■ **Dataset entries**:
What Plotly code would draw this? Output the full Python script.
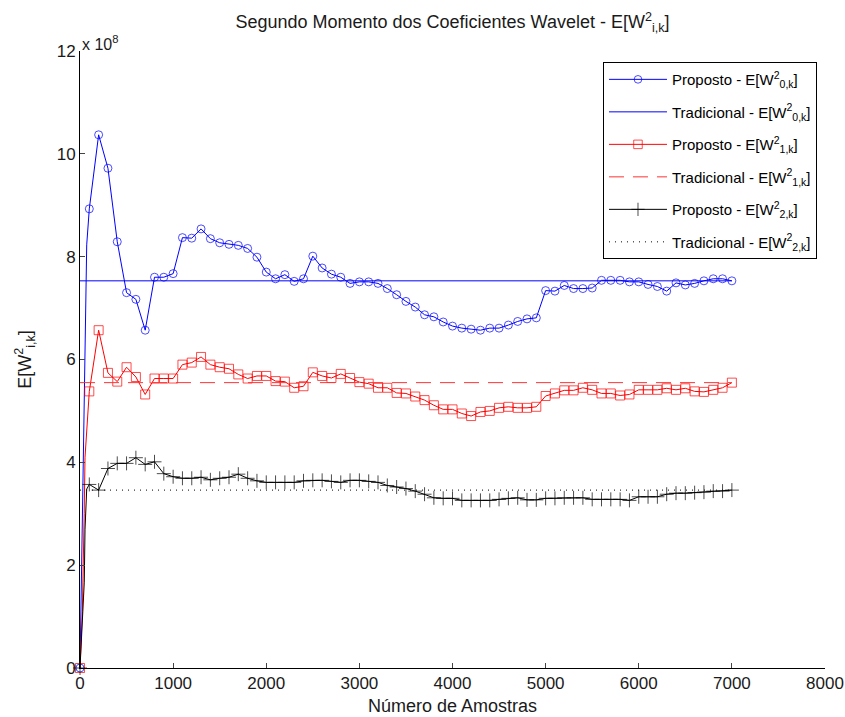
import numpy as np
import plotly.graph_objects as go

# Sample counts where the estimates were recorded (one marker every 100 samples)
amostras = list(range(0, 7001, 100))

# Proposed estimator, level 0 (x 1e8)
proposto_w0 = [0.0, 8.93, 10.37, 9.72, 8.29, 7.30, 7.17, 6.57, 7.60, 7.60, 7.67,
               8.37, 8.36, 8.54, 8.35, 8.27, 8.24, 8.22, 8.16, 7.99, 7.70,
               7.57, 7.65, 7.52, 7.57, 8.01, 7.78, 7.66, 7.60, 7.48, 7.51,
               7.51, 7.48, 7.38, 7.26, 7.13, 7.02, 6.87, 6.83, 6.73, 6.65,
               6.61, 6.59, 6.57, 6.61, 6.61, 6.67, 6.74, 6.79, 6.81, 7.34,
               7.33, 7.44, 7.38, 7.38, 7.39, 7.54, 7.54, 7.54, 7.51, 7.51,
               7.46, 7.42, 7.33, 7.49, 7.45, 7.48, 7.53, 7.57, 7.57, 7.53]

# Proposed estimator, level 1 (x 1e8)
proposto_w1 = [0.0, 5.38, 6.57, 5.74, 5.57, 5.85, 5.66, 5.32, 5.63, 5.63, 5.63,
               5.90, 5.94, 6.05, 5.90, 5.85, 5.82, 5.71, 5.63, 5.68, 5.68,
               5.58, 5.57, 5.45, 5.48, 5.75, 5.68, 5.64, 5.72, 5.64, 5.56,
               5.53, 5.45, 5.45, 5.35, 5.34, 5.28, 5.21, 5.11, 5.03, 5.03,
               4.95, 4.90, 4.98, 5.00, 5.06, 5.08, 5.06, 5.06, 5.08, 5.29,
               5.34, 5.40, 5.40, 5.45, 5.41, 5.34, 5.34, 5.30, 5.32, 5.41,
               5.41, 5.41, 5.44, 5.41, 5.44, 5.38, 5.37, 5.41, 5.45, 5.55]

# Proposed estimator, level 2 (x 1e8)
proposto_w2 = [0.0, 3.57, 3.46, 3.88, 3.98, 3.98, 4.09, 3.96, 4.01, 3.78, 3.72,
               3.69, 3.69, 3.71, 3.66, 3.69, 3.71, 3.77, 3.69, 3.64, 3.61,
               3.61, 3.61, 3.61, 3.64, 3.65, 3.65, 3.63, 3.61, 3.65, 3.65,
               3.63, 3.61, 3.55, 3.52, 3.49, 3.44, 3.38, 3.31, 3.30, 3.30,
               3.26, 3.26, 3.26, 3.26, 3.28, 3.30, 3.31, 3.27, 3.27, 3.30,
               3.30, 3.31, 3.31, 3.31, 3.28, 3.28, 3.28, 3.28, 3.26, 3.33,
               3.33, 3.33, 3.38, 3.40, 3.40, 3.41, 3.42, 3.44, 3.44, 3.46]

# Start-up transient between 0 and 100 samples (drawn without markers)
rampa_w0_x = [25, 54, 72]
rampa_w0_y = [2.7, 6.2, 8.23]
rampa_w1_x = [8, 25, 45, 54]
rampa_w1_y = [0.5, 1.1, 3.0, 4.1]
rampa_w2_x = [29, 46, 54, 72]
rampa_w2_y = [1.09, 1.67, 2.7, 3.48]

# Traditional estimator (constant over the whole record, x 1e8)
tradicional_w0 = 7.53
tradicional_w1 = 5.55
tradicional_w2 = 3.46

x_ticks = list(range(0, 8001, 1000))
y_ticks = list(range(0, 13, 2))

FONT = "Liberation Sans, Arial, sans-serif"
INK = "#1a1a1a"


def serie(vals, rx, ry):
    xs = [amostras[0]] + rx + amostras[1:]
    ys = [vals[0]] + ry + vals[1:]
    visivel = [1] + [0] * len(rx) + [1] * (len(amostras) - 1)
    return xs, ys, visivel


fig = go.Figure()

estilos = [
    (proposto_w0, rampa_w0_x, rampa_w0_y, "#0000ff", "circle-open", 8, "0"),
    (proposto_w1, rampa_w1_x, rampa_w1_y, "#ff0000", "square-open", 9, "1"),
    (proposto_w2, rampa_w2_x, rampa_w2_y, "#000000", "cross-thin-open", 10, "2"),
]
tradicionais = [
    (tradicional_w0, "#0000ff", "solid"),
    (tradicional_w1, "#ff3333", "15px,9px"),
    (tradicional_w2, "#000000", "1px,5px"),
]

for (vals, rx, ry, cor, simb, tam, nivel), (trad, cor_t, dash) in zip(estilos, tradicionais):
    xs, ys, v = serie(vals, rx, ry)
    fig.add_trace(go.Scatter(
        x=xs, y=ys, mode="lines+markers",
        name=f"Proposto - E[W<sup>2</sup><sub>{nivel},k</sub>]",
        legendgroup=f"p{nivel}",
        line=dict(color=cor, width=1),
        marker=dict(symbol=simb, size=[tam * s for s in v], color=cor,
                    line=dict(color=cor, width=1)),
        cliponaxis=False,
    ))
    fig.add_trace(go.Scatter(
        x=[amostras[0], amostras[-1]], y=[trad, trad], mode="lines",
        name=f"Tradicional - E[W<sup>2</sup><sub>{nivel},k</sub>]",
        legendgroup=f"t{nivel}",
        line=dict(color=cor_t, width=1, dash=dash),
    ))

fig.update_layout(
    width=845, height=717,
    margin=dict(l=80, r=20, t=51, b=49),
    paper_bgcolor="white", plot_bgcolor="white",
    font=dict(family=FONT, size=17, color=INK),
    title=dict(text="Segundo Momento dos Coeficientes Wavelet - E[W<sup>2</sup><sub>i,k</sub>]",
               x=0.5355, xanchor="center", y=1 - 22 / 717, yanchor="middle",
               font=dict(size=18, color=INK)),
    showlegend=True,
    legend=dict(x=0.702, y=0.982, xanchor="left", yanchor="top",
                bgcolor="white", bordercolor="#000000", borderwidth=1,
                font=dict(size=15, color="#000000"), tracegroupgap=10,
                itemwidth=58),
    xaxis=dict(range=[0, 8000], tickvals=x_ticks, ticks="inside", ticklen=5,
               showline=True, linecolor="#000000", linewidth=1, showgrid=False,
               zeroline=False, tickfont=dict(size=17, color=INK), automargin=False,
               title=dict(text="Número de Amostras", font=dict(size=18, color=INK), standoff=6)),
    yaxis=dict(range=[0, 12], tickvals=y_ticks, ticks="inside", ticklen=5,
               showline=True, linecolor="#000000", linewidth=1, showgrid=False,
               zeroline=False, tickfont=dict(size=17, color=INK), automargin=False,
               title=dict(text="E[W<sup>2</sup><sub>i,k</sub>]", font=dict(size=18, color=INK), standoff=20)),
    annotations=[dict(text="x 10<sup>8</sup>", xref="paper", yref="paper",
                      x=0.0, y=1.0, xanchor="left", yanchor="bottom", yshift=-4,
                      showarrow=False, font=dict(size=16, color=INK))],
)

fig.write_html("out.html")
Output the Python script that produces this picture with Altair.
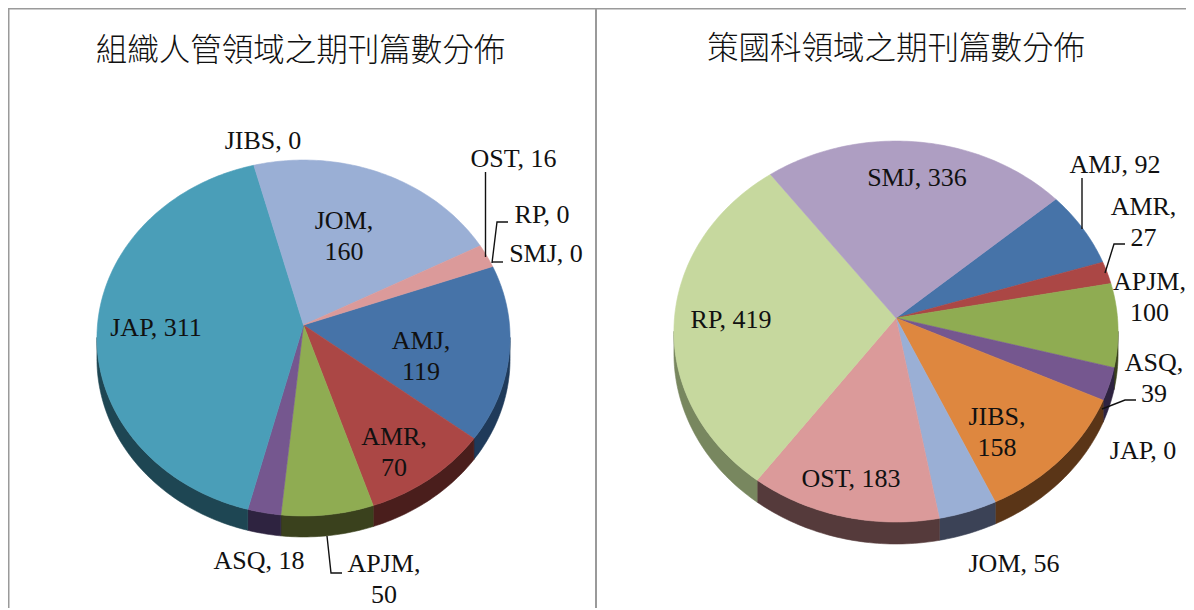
import math
import altair as alt
import pandas as pd

# ---- data ----
categories = ["AMJ", "AMR", "APJM", "ASQ", "JAP", "JIBS", "JOM", "OST", "RP", "SMJ"]
org_values = [119, 70, 50, 18, 311, 0, 160, 16, 0, 0]
strategy_values = [92, 27, 100, 39, 0, 158, 56, 183, 419, 336]
org_title = "組織人管領域之期刊篇數分佈"
strategy_title = "策國科領域之期刊篇數分佈"
top_colors = ["#4673A8", "#AB4745", "#8FAC52", "#75578F", "#4A9EB8", "#DE873F",
              "#9AAFD5", "#DB9A9A", "#C6D89E", "#AE9EC2"]
side_colors = ["#1F3A5A", "#4A1E1C", "#3A411D", "#2E2340", "#1E4653", "#5A3517",
               "#3B4256", "#553A3B", "#78875F", "#5A5068"]

# ---- layout (image pixels) ----
LEFT = dict(cx=303.5, cy=325, R=206, B=177, k=0.073, depth=21, start=70.2)
RIGHT = dict(cx=896, cy=318, R=221.5, B=189.5, k=0.071, depth=22, start=49)
W, H = 1178, 600
SERIF = "Liberation Serif"
CJK = "Noto Sans CJK TC"

labels = [("JIBS, 0", 263, 141), ("OST, 16", 513.5, 159), ("RP, 0", 542, 215),
          ("SMJ, 0", 546, 254), ("JOM,\n160", 344, 221), ("AMJ,\n119", 421, 341),
          ("AMR,\n70", 394, 437), ("JAP, 311", 156, 328), ("ASQ, 18", 259, 561),
          ("APJM,\n50", 384, 564),
          ("SMJ, 336", 917, 178), ("AMJ, 92", 1115, 165), ("AMR,\n27", 1143.5, 207),
          ("APJM,\n100", 1149.5, 282), ("ASQ,\n39", 1154, 363), ("JAP, 0", 1143, 451),
          ("JIBS,\n158", 997, 417), ("OST, 183", 851, 479), ("JOM, 56", 1014, 564),
          ("RP, 419", 731, 320)]
leaders = [[(485.5, 172), (485.5, 257)],
           [(492, 263), (497, 222), (508, 222)],
           [(492, 262), (503, 262)],
           [(327, 536), (331, 573), (342, 573)],
           [(1082, 178), (1082, 229)],
           [(1105, 273), (1114, 244), (1125, 244)],
           [(1102, 409), (1125, 400), (1136, 400)]]
borders = [[(8.5, 608), (8.5, 8.5), (1186, 8.5)], [(596, 8.5), (596, 608)]]
titles = [(org_title, 300.5, 52), (strategy_title, 896, 50)]


def point(g, deg, drop=0.0):
    # perspective view of the tilted disc: the far side is compressed
    t = math.radians(deg)
    s, c = math.sin(t), math.cos(t)
    w = 1 + g["k"] * c
    return g["cx"] + g["R"] * s / w, g["cy"] - g["B"] * c / w + drop


def geometry(values, g, tag):
    total = sum(values)
    tops, sides = [], []
    a = g["start"]
    for name, v, tc, sc in zip(categories, values, top_colors, side_colors):
        sweep = 360.0 * v / total
        if v > 0:
            n = max(2, int(sweep) + 2)
            angs = [a + sweep * i / (n - 1) for i in range(n)]
            pts = [(g["cx"], g["cy"])] + [point(g, d) for d in angs] + [(g["cx"], g["cy"])]
            for i, (x, y) in enumerate(pts):
                tops.append(dict(key=tag + name, c=tc, i=i, x=x, y=y))
            for shift in (0, 360):
                l2, h2 = max(a, 94 + shift), min(a + sweep, 266 + shift)
                if h2 > l2:
                    m = max(2, int(h2 - l2) + 2)
                    angs = [l2 + (h2 - l2) * i / (m - 1) for i in range(m)]
                    ring = [point(g, d) for d in angs] + \
                           [point(g, d, g["depth"]) for d in reversed(angs)]
                    ring.append(ring[0])
                    for i, (x, y) in enumerate(ring):
                        sides.append(dict(key=tag + name + str(shift), c=sc, i=i, x=x, y=y))
        a += sweep
    return tops, sides


t1, s1 = geometry(org_values, LEFT, "L")
t2, s2 = geometry(strategy_values, RIGHT, "R")
tops = pd.DataFrame(t1 + t2)
sides = pd.DataFrame(s1 + s2)

X = alt.X("x:Q", scale=alt.Scale(domain=[8, 8 + W], nice=False, zero=False), axis=None)
Y = alt.Y("y:Q", scale=alt.Scale(domain=[8 + H, 8], nice=False, zero=False), axis=None)


def poly(df):
    return alt.Chart(df).mark_line(filled=True, strokeWidth=0.6).encode(
        x=X, y=Y,
        color=alt.Color("c:N", scale=None),
        stroke=alt.Stroke("c:N", scale=None),
        detail="key:N", order="i:Q")


def polyline(lines):
    return pd.DataFrame([dict(k=k, i=i, x=p[0], y=p[1])
                         for k, line in enumerate(lines) for i, p in enumerate(line)])


border_l = alt.Chart(polyline(borders)).mark_line(color="#9A9A9A", strokeWidth=2).encode(
    x=X, y=Y, detail="k:N", order="i:Q")
lead_l = alt.Chart(polyline(leaders)).mark_line(color="#111111", strokeWidth=1.4).encode(
    x=X, y=Y, detail="k:N", order="i:Q")
lab_l = alt.Chart(pd.DataFrame(labels, columns=["t", "x", "y"])).mark_text(
    font=SERIF, fontSize=26, color="#111111", lineBreak="\n", lineHeight=30.5,
    align="center", baseline="middle").encode(x=X, y=Y, text="t:N")
ttl_l = alt.Chart(pd.DataFrame(titles, columns=["t", "x", "y"])).mark_text(
    font=CJK, fontSize=31.5, fontWeight=300, color="#111111", align="center",
    baseline="middle").encode(x=X, y=Y, text="t:N")

chart = alt.layer(border_l, poly(sides), poly(tops), lead_l, lab_l, ttl_l).properties(
    width=W, height=H, padding=0,
    autosize=alt.AutoSizeParams(type="none", contains="padding"),
    background="white").configure_view(stroke=None)
chart.save("out.html", embed_options={"renderer": "svg", "actions": False})
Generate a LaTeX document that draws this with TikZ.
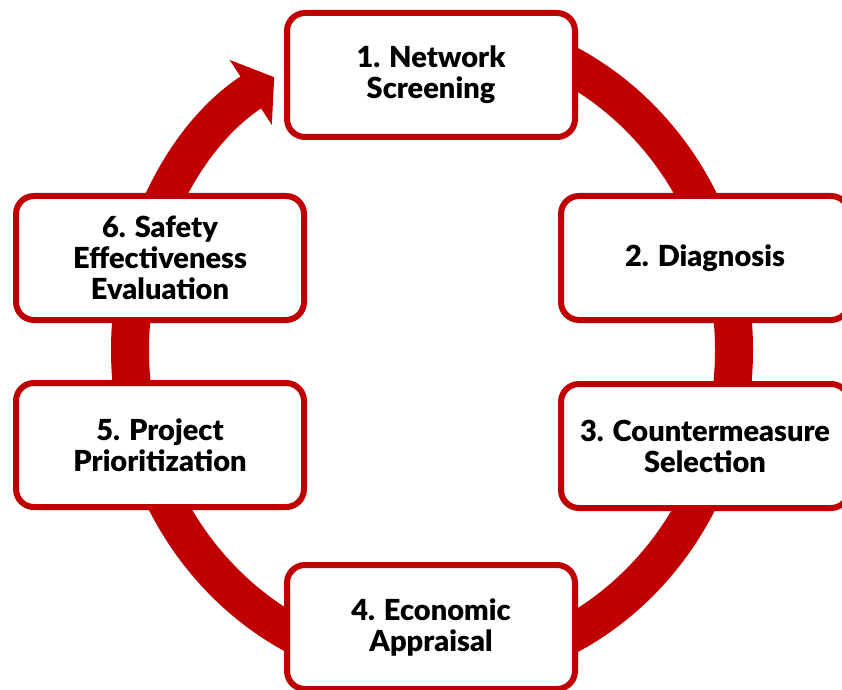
\documentclass[tikz,border=0pt]{standalone}
\usepackage{fontspec}
\setmainfont{Lato}[BoldFont={Lato Black}]
\usetikzlibrary{arrows.meta}
\definecolor{ringred}{HTML}{C00000}
\tikzstyle{stage}=[draw=ringred,line width=6pt,fill=white,rounded corners=18pt,
  minimum width=288pt,minimum height=124pt,align=center,
  font=\fontsize{29}{31}\selectfont\bfseries]
\tikzstyle{ring}=[draw=ringred,line width=38pt,-{Triangle[length=28pt,width=76pt]}]

\begin{document}
\begin{tikzpicture}[x=1pt,y=1pt]
  \useasboundingbox (0,0) rectangle (842,689);

  % the cycle, drawn clockwise behind the boxes
  \coordinate (hub) at (432,339);
  \draw[ring] ([yshift=320pt]hub) arc[start angle=90,end angle=-238.5,x radius=302,y radius=320];

  % the six stages
  \foreach \pos/\name/\txt in {
    {(431,614)/1/1. Network\\Screening},
    {(705,431)/2/2. Diagnosis},
    {(705,243)/3/3. Countermeasure\\Selection},
    {(431,62)/4/4. Economic\\Appraisal},
    {(160,244)/5/5. Project\\Prioritization},
    {(160,431)/6/6. Safety\\Effectiveness\\Evaluation}}
    \node[stage] (s\name) at \pos {\txt};
\end{tikzpicture}
\end{document}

■ **Task prompt**: Please quote the lines of the material, beginning with the first and ending with the one that contains "amostras = list(range(0, 7001, 100))", exactly as written and without any pictures.

■ **The completed task**:
What Plotly code would draw this? Output the full Python script.
import numpy as np
import plotly.graph_objects as go

# Sample counts where the estimates were recorded (one marker every 100 samples)
amostras = list(range(0, 7001, 100))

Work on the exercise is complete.